Мы не будем здесь останавливаться на подробных рассуждениях Мелье о несостоятельности богословия. Они не представляют ничего особо замечательного и не были новы даже для своего времени. Точно так же и его теория естественного объяснения происхождения феноменов несомненно заимствована и мало оригинальна. Для истории материализма, однако, взгляды Мелье свое значение имеют, хотя бы уж потому, что по ним можно проследить самостоятельный, независимый от английских мыслителей поток французского материализма, имеющий своим основоположником Гассенди и многое черпающий в картезианстве. Между тем, история философии совершенно не знает материалиста Мелье.

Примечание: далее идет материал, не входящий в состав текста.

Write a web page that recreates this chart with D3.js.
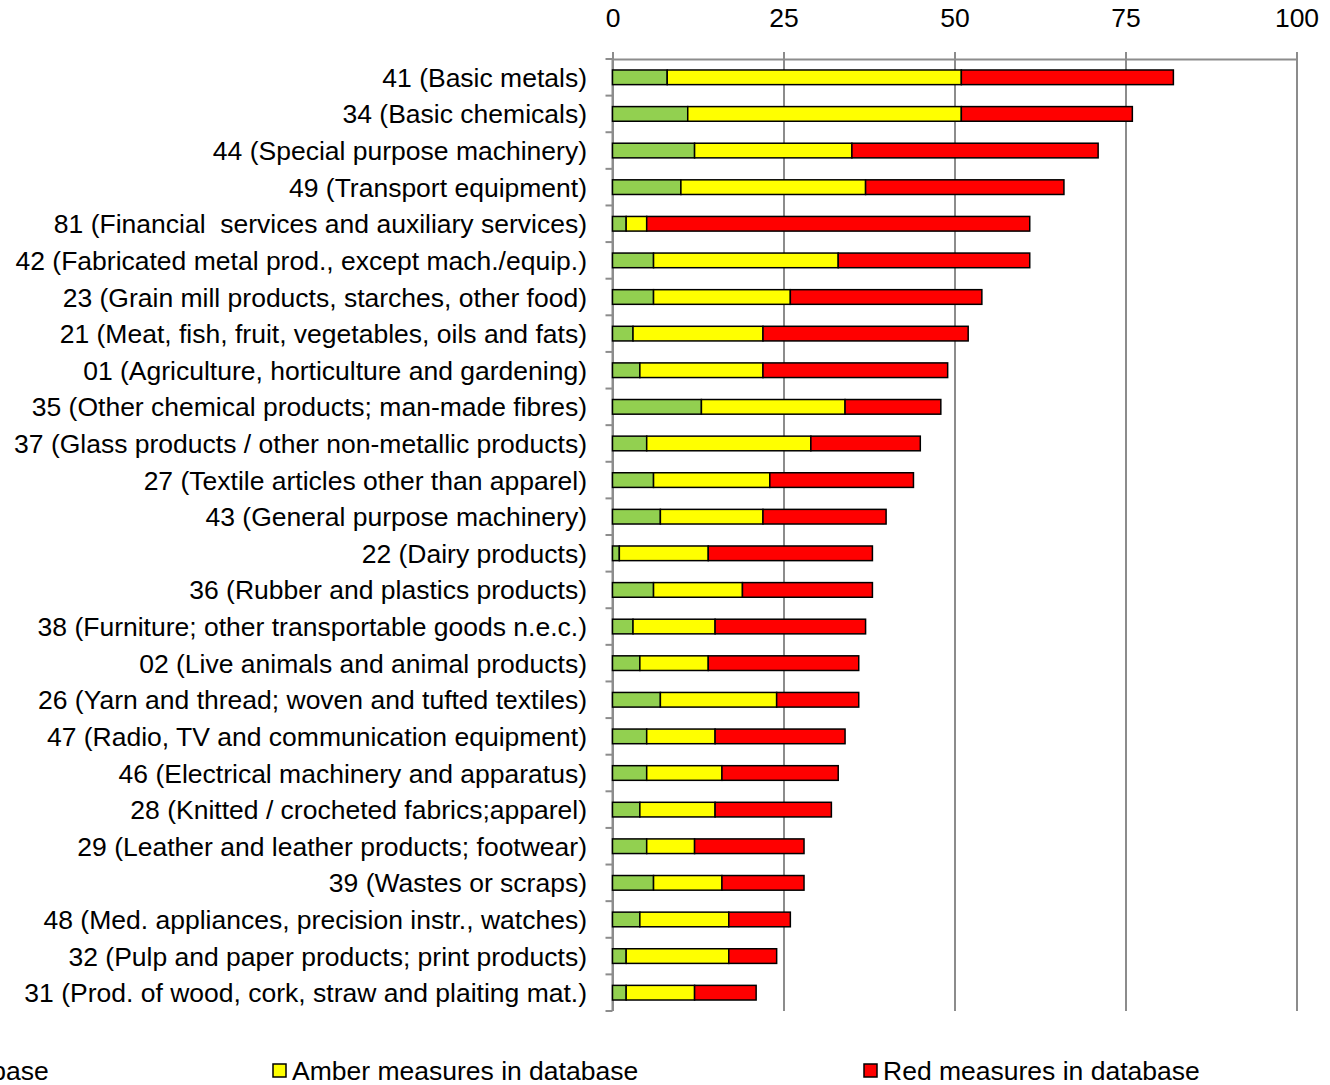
<!DOCTYPE html>
<html>
<head>
<meta charset="utf-8">
<script src="https://cdn.jsdelivr.net/npm/d3@7"></script>
<style>
  body { margin: 0; background: #fff; overflow: hidden; }
  svg { display: block; font-family: "Liberation Sans", Arial, sans-serif; }
  text { white-space: pre; }
</style>
</head>
<body>
<script>
// categories, top to bottom
var categories = [
  "41 (Basic metals)",
  "34 (Basic chemicals)",
  "44 (Special purpose machinery)",
  "49 (Transport equipment)",
  "81 (Financial  services and auxiliary services)",
  "42 (Fabricated metal prod., except mach./equip.)",
  "23 (Grain mill products, starches, other food)",
  "21 (Meat, fish, fruit, vegetables, oils and fats)",
  "01 (Agriculture, horticulture and gardening)",
  "35 (Other chemical products; man-made fibres)",
  "37 (Glass products / other non-metallic products)",
  "27 (Textile articles other than apparel)",
  "43 (General purpose machinery)",
  "22 (Dairy products)",
  "36 (Rubber and plastics products)",
  "38 (Furniture; other transportable goods n.e.c.)",
  "02 (Live animals and animal products)",
  "26 (Yarn and thread; woven and tufted textiles)",
  "47 (Radio, TV and communication equipment)",
  "46 (Electrical machinery and apparatus)",
  "28 (Knitted / crocheted fabrics;apparel)",
  "29 (Leather and leather products; footwear)",
  "39 (Wastes or scraps)",
  "48 (Med. appliances, precision instr., watches)",
  "32 (Pulp and paper products; print products)",
  "31 (Prod. of wood, cork, straw and plaiting mat.)"
];
var green = [8, 11, 12, 10, 2, 6, 6, 3, 4, 13, 5, 6, 7, 1, 6, 3, 4, 7, 5, 5, 4, 5, 6, 4, 2, 2];
var amber = [43, 40, 23, 27, 3, 27, 20, 19, 18, 21, 24, 17, 15, 13, 13, 12, 10, 17, 10, 11, 11, 7, 10, 13, 15, 10];
var red   = [31, 25, 36, 29, 56, 28, 28, 30, 27, 14, 16, 21, 18, 24, 19, 22, 22, 12, 19, 17, 17, 16, 12, 9, 7, 9];
var seriesNames = ["Green measures in database", "Amber measures in database", "Red measures in database"];
var seriesColors = ["#92D050", "#FFFF00", "#FF0000"];
var xTicks = [0, 25, 50, 75, 100];

var width = 1330, height = 1085;
var fontSize = 26.5;
var plot = {left: 612.5, right: 1296.5, top: 59, bottom: 1011};

var svg = d3.select("body").append("svg")
  .attr("width", width)
  .attr("height", height);

var rows = categories.map(function(c, i) {
  return {cat: c, g: green[i], a: amber[i], r: red[i]};
});
var stacked = d3.stack().keys(["g", "a", "r"])(rows);

var x = d3.scaleLinear().domain([0, 100]).range([plot.left, plot.right]);
var y = d3.scaleBand().domain(categories)
  .range([plot.top, plot.bottom])
  .paddingInner(0.6).paddingOuter(0.3);

// vertical gridlines
svg.append("g").selectAll("line")
  .data(xTicks)
  .enter().append("line")
  .attr("x1", function(d){ return Math.round(x(d)); })
  .attr("x2", function(d){ return Math.round(x(d)); })
  .attr("y1", plot.top - 7)
  .attr("y2", plot.bottom)
  .attr("stroke", "#8c8c8c")
  .attr("stroke-width", 2);

// top value axis
var xAxis = svg.append("g")
  .attr("transform", "translate(0," + plot.top + ")")
  .call(d3.axisTop(x).tickValues(xTicks).tickSize(7).tickPadding(25));
xAxis.select(".domain").attr("stroke", "#8c8c8c").attr("stroke-width", 2);
xAxis.selectAll(".tick line").attr("stroke", "#8c8c8c").attr("stroke-width", 2);
xAxis.selectAll(".tick text")
  .attr("font-size", fontSize)
  .attr("font-family", "Liberation Sans, Arial, sans-serif")
  .attr("fill", "#000");

// left category axis
var catAxis = svg.append("g");
catAxis.append("line")
  .attr("x1", plot.left).attr("x2", plot.left)
  .attr("y1", plot.top).attr("y2", plot.bottom)
  .attr("stroke", "#8c8c8c").attr("stroke-width", 2);
var bounds = categories.map(function(c){ return y(c) - y.step() * 0.3; });
bounds.push(plot.bottom);
catAxis.selectAll("line.tk")
  .data(bounds)
  .enter().append("line")
  .attr("class", "tk")
  .attr("x1", plot.left - 7).attr("x2", plot.left)
  .attr("y1", function(d){ return d; })
  .attr("y2", function(d){ return d; })
  .attr("stroke", "#8c8c8c").attr("stroke-width", 2);

catAxis.selectAll("text")
  .data(categories)
  .enter().append("text")
  .attr("x", 587)
  .attr("y", function(d){ return y(d) + y.bandwidth() / 2; })
  .attr("dy", "0.36em")
  .attr("text-anchor", "end")
  .attr("font-size", fontSize)
  .attr("fill", "#000")
  .text(function(d){ return d; });

// stacked bars
svg.append("g").selectAll("g")
  .data(stacked)
  .enter().append("g")
  .attr("fill", function(d, i){ return seriesColors[i]; })
  .selectAll("rect")
  .data(function(d){ return d; })
  .enter().append("rect")
  .attr("x", function(d){ return x(d[0]); })
  .attr("y", function(d){ return y(d.data.cat); })
  .attr("width", function(d){ return x(d[1]) - x(d[0]); })
  .attr("height", y.bandwidth())
  .attr("stroke", "#000")
  .attr("stroke-width", 1.5);

// legend (first entry runs off the left edge as in the original)
var legendX = [-312, 273, 864];
var legend = svg.append("g").selectAll("g")
  .data(seriesNames)
  .enter().append("g")
  .attr("transform", function(d, i){ return "translate(" + legendX[i] + ",1064)"; });
legend.append("rect")
  .attr("width", 13).attr("height", 13)
  .attr("fill", function(d, i){ return seriesColors[i]; })
  .attr("stroke", "#000").attr("stroke-width", 1.5);
legend.append("text")
  .attr("x", 19)
  .attr("y", 6)
  .attr("dy", "0.36em")
  .attr("font-size", fontSize)
  .attr("fill", "#000")
  .text(function(d){ return d; });
</script>
</body>
</html>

В основе всех явлений природы лежит материя, находящаяся в непрерывном движении. Она — факт, не подлежащий никакому сомнению, она есть бытие. Материя не могла иметь никакого начала и не может иметь конца. Материя есть причина всего и все есть материя.

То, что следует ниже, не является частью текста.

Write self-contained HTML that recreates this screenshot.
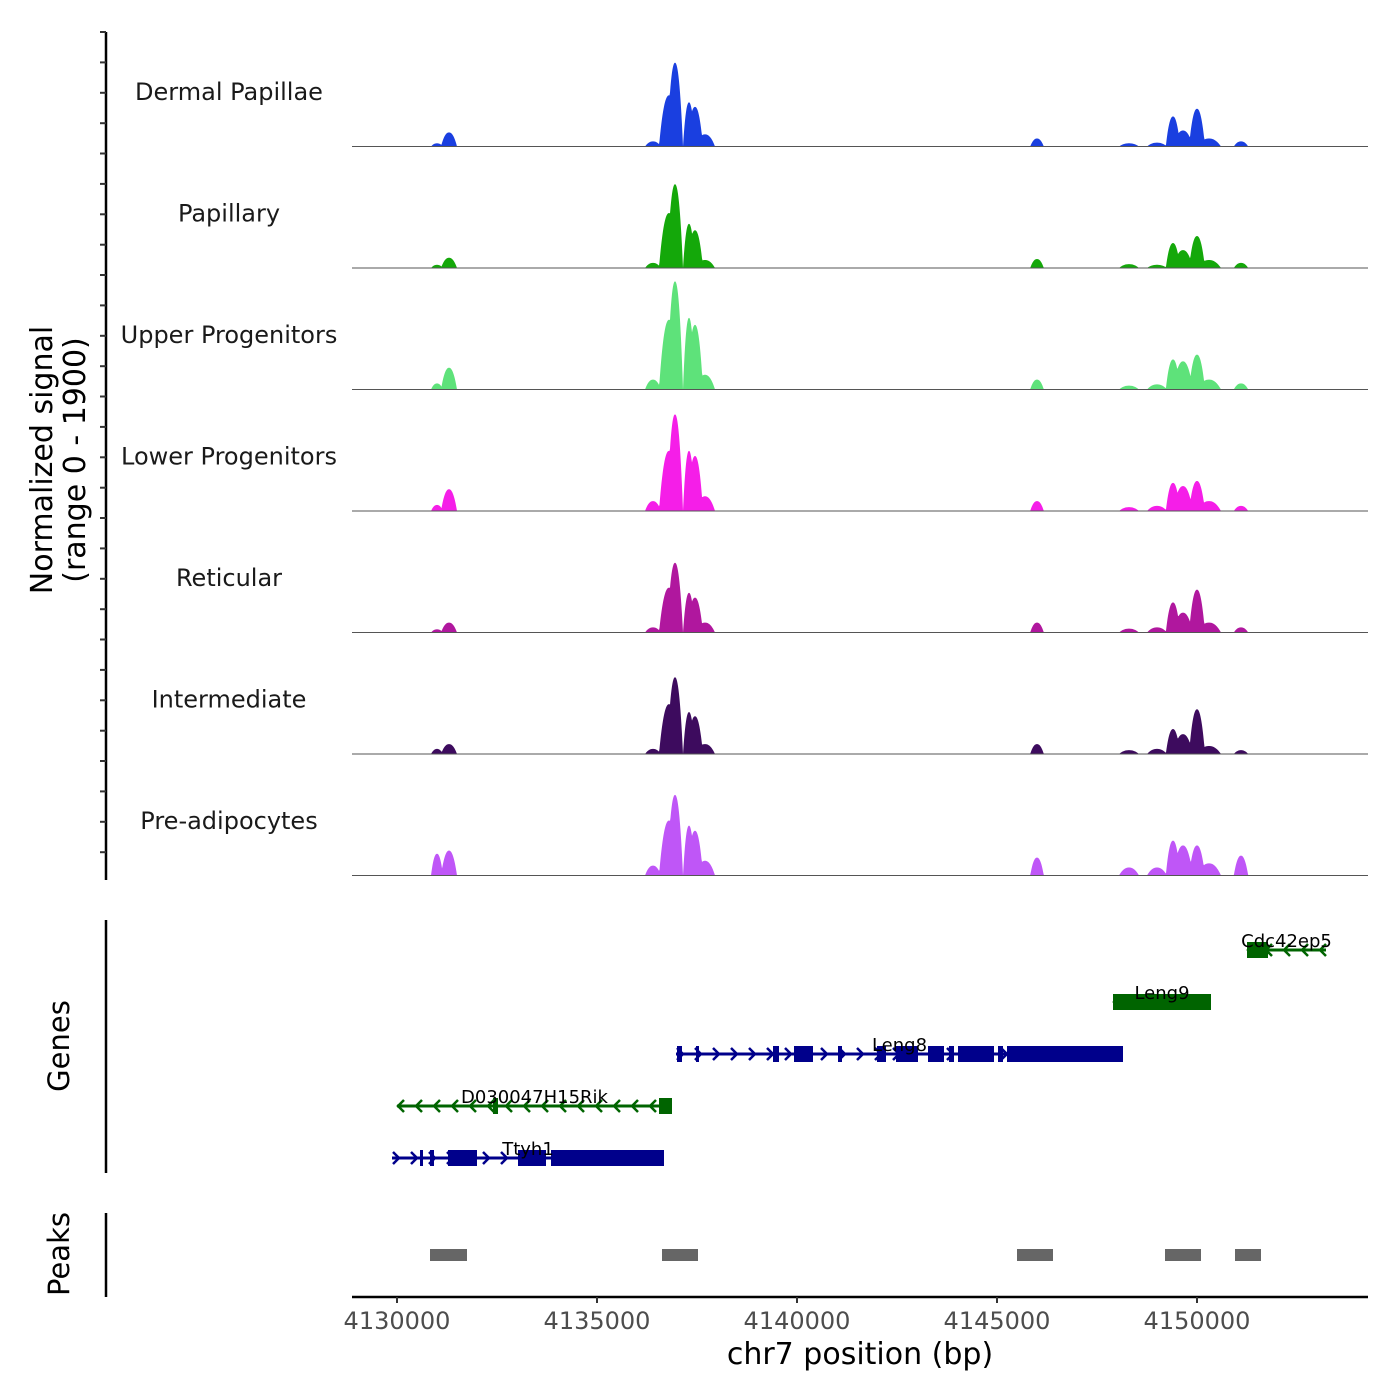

Из мира этими утверждениями изгоняется все нематериальное, духовное. Человеческая душа, нематеральная и не зависящая от тела, — выдумка богословов. Душа материальна, она есть мышление и чувствование тела. Хотя мы и не знаем всего скрытого механизма душевных явлений, для нас ясно, что все наши ощущения, мысли, чувства являются производными внутренних изменений и движений нашего тела. Естественное состояние нашего тела определяет все состояния души. Душа, следовательно, так же смертна, как и тело. В чем же все-таки сущность души? Мелье как-будто думает, что душой в организованном теле является некоторое количество очень тонкой материи, как бы служащей животворящим ферментом. Это — возобновление теории Эпикура и Лукреция, встреченное нами ранее у Гассенди. Здесь у нашего автора имеются противоречия и неясности, которые легко объяснить тем, что он философствовал, так сказать, попутно, борясь с религией и не вполне продумывая те источники, которыми пользовался.

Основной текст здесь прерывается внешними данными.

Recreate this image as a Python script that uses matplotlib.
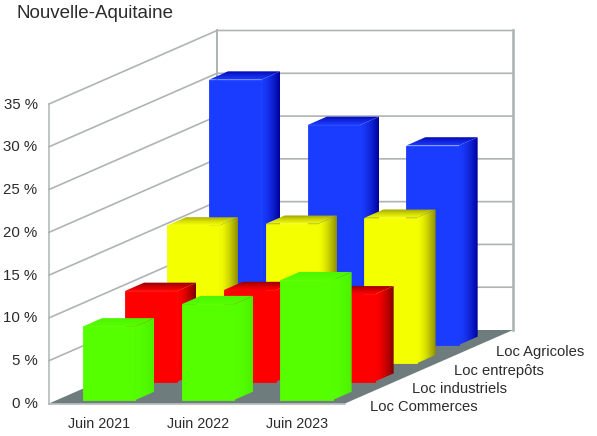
import numpy as np
import matplotlib
matplotlib.use("Agg")
import matplotlib.pyplot as plt
from matplotlib.patches import Polygon
from matplotlib.colors import to_rgb

plt.rcParams["font.family"] = ["Liberation Sans", "DejaVu Sans"]

# Data (back row first)
periods = ["Juin 2021", "Juin 2022", "Juin 2023"]
agricoles = [31.0, 25.7, 23.3]
entrepots = [16.1, 16.3, 17.0]
industriels = [10.6, 10.7, 10.2]
commerces = [8.6, 11.2, 14.0]
series_names = ["Loc Commerces", "Loc industriels", "Loc entrepôts", "Loc Agricoles"]
y_ticks = [0, 5, 10, 15, 20, 25, 30, 35]

# oblique projection of the chart box, in pixels
X0, Y0 = 49, 403.5
BOX_W = 296
DX, DY = 168, -73.5
PX_PER_PCT = 299.5 / 35

GRID = "#aeb4b4"
TEXT = "#2b2b2b"


def proj(cat, row, val):
    """cat in category units, row in series units, val in percent"""
    d = row / 4
    return (X0 + cat * BOX_W / 3 + d * DX, Y0 + d * DY - val * PX_PER_PCT)


def gradient(ax, poly, c1, c2, z, vertical=False, power=1.0):
    xs = [p[0] for p in poly]
    ys = [p[1] for p in poly]
    c1, c2 = np.array(to_rgb(c1)), np.array(to_rgb(c2))
    t = np.linspace(0, 1, 64) ** power
    t = t[:, None, None] if vertical else t[None, :, None]
    img = c1 + (c2 - c1) * t
    im = ax.imshow(img, extent=(min(xs), max(xs), max(ys), min(ys)), aspect="auto",
                   origin="upper", interpolation="bilinear", zorder=z)
    im.set_clip_path(Polygon(poly, transform=ax.transData))


def bar(ax, cat, row, val, st, z):
    c0, c1 = cat + 0.265, cat + 0.795
    r0, r1 = row + 0.19, row + 0.64
    fl = proj(c0, r0, 0)
    fr = proj(c1, r0, 0)
    tl = proj(c0, r0, val)
    tr = proj(c1, r0, val)
    br = proj(c1, r1, 0)
    btr = proj(c1, r1, val)
    btl = proj(c0, r1, val)
    gradient(ax, [fr, br, btr, tr], st["face"], st["side"], z, power=1.6)
    # top runs from the back edge (dark) down to the front edge
    gradient(ax, [tl, tr, btr, btl], st["top"], st["face"], z + 0.1, vertical=True, power=0.7)
    ax.add_patch(Polygon([fl, fr, tr, tl], fc=st["face"], ec=st["face"], lw=0.6, zorder=z + 0.2))


fig = plt.figure(figsize=(5.97, 4.36), dpi=100)
ax = fig.add_axes([0, 0, 1, 1])

# walls + grid
floor = [proj(0, 0, 0), proj(3, 0, 0), proj(3, 4, 0), proj(0, 4, 0)]
ax.add_patch(Polygon(floor, fc="#6f7c7e", ec="none", zorder=1))
for v in y_ticks[1:]:
    a, b, c = proj(0, 0, v), proj(0, 4, v), proj(3, 4, v)
    ax.plot([a[0], b[0], c[0]], [a[1], b[1], c[1]], color=GRID, lw=1.2, zorder=2)
for cat, row, lw in [(0, 0, 1.1), (0, 4, 1.4), (3, 4, 1.9)]:
    a, b = proj(cat, row, 0), proj(cat, row, 35)
    ax.plot([a[0], b[0]], [a[1], b[1]], color=GRID, lw=lw, zorder=2)
a, b = proj(0, 0, 0), proj(3, 0, 0)
ax.plot([a[0], b[0]], [a[1] + 0.5, b[1] + 0.5], color=GRID, lw=1.1, zorder=2)

styles = [
    dict(face="#55ff00", side="#4cf000", top="#4cf000"),
    dict(face="#ff0000", side="#7c0000", top="#7c0000"),
    dict(face="#f4ff00", side="#8c8c00", top="#949600"),
    dict(face="#1a3cff", side="#00009c", top="#0000a8"),
]
all_series = [commerces, industriels, entrepots, agricoles]

z = 3
for row in [3, 2, 1, 0]:
    for cat, val in enumerate(all_series[row]):
        bar(ax, cat, row, val, styles[row], z)
        z += 1

# text
for v in y_ticks:
    ax.text(37.5, Y0 + 0.5 - v * PX_PER_PCT, f"{v} %", ha="right", va="center", fontsize=10.8, color=TEXT)
for cat, name in enumerate(periods):
    x = X0 + (cat + 0.5) * BOX_W / 3
    ax.text(x + 1, 424, name, ha="center", va="center", fontsize=10.3, color=TEXT)
for row, name in enumerate(series_names):
    x, y = proj(3, row + 0.5, 0)
    ax.text(x + 4, y + 13, name, ha="left", va="center", fontsize=10.6, color=TEXT)
ax.text(16, 13, "Nouvelle-Aquitaine", ha="left", va="center", fontsize=13.5, color=TEXT)

ax.set_xlim(0, 597)
ax.set_ylim(436, 0)
ax.axis("off")
fig.savefig("out.png", dpi=100)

Мелье хотел бы, чтобы его голос был слышен с одного конца Франции до другого, или, еще предпочтительнее, по всему земному шару. Со своей проповедью воинствующего атеизма он обращался не к образованным и обеспеченным, а к простому народу, к крестьянству, прежде всего, потому что пролетариата в его время почти не было, а бедное население городов стояло вне поля его зрения. Он обращался ко всем народам мира и говорил им: «Объединяйтесь для борьбы с вашими общими врагами». Он рисовал целую программу действия, начиная от тайного обмена мнениями и кончая открытым мятежом и цареубийством. В этом он резко отличается от деятелей просветительного движения, до такого радикализма никогда не доходивших. Он был первым революционером во Франции и прямым предшественником революционого коммунизма, нашедшего себе дальнейшее выражение в бабувизме в эпоху Великой Революции.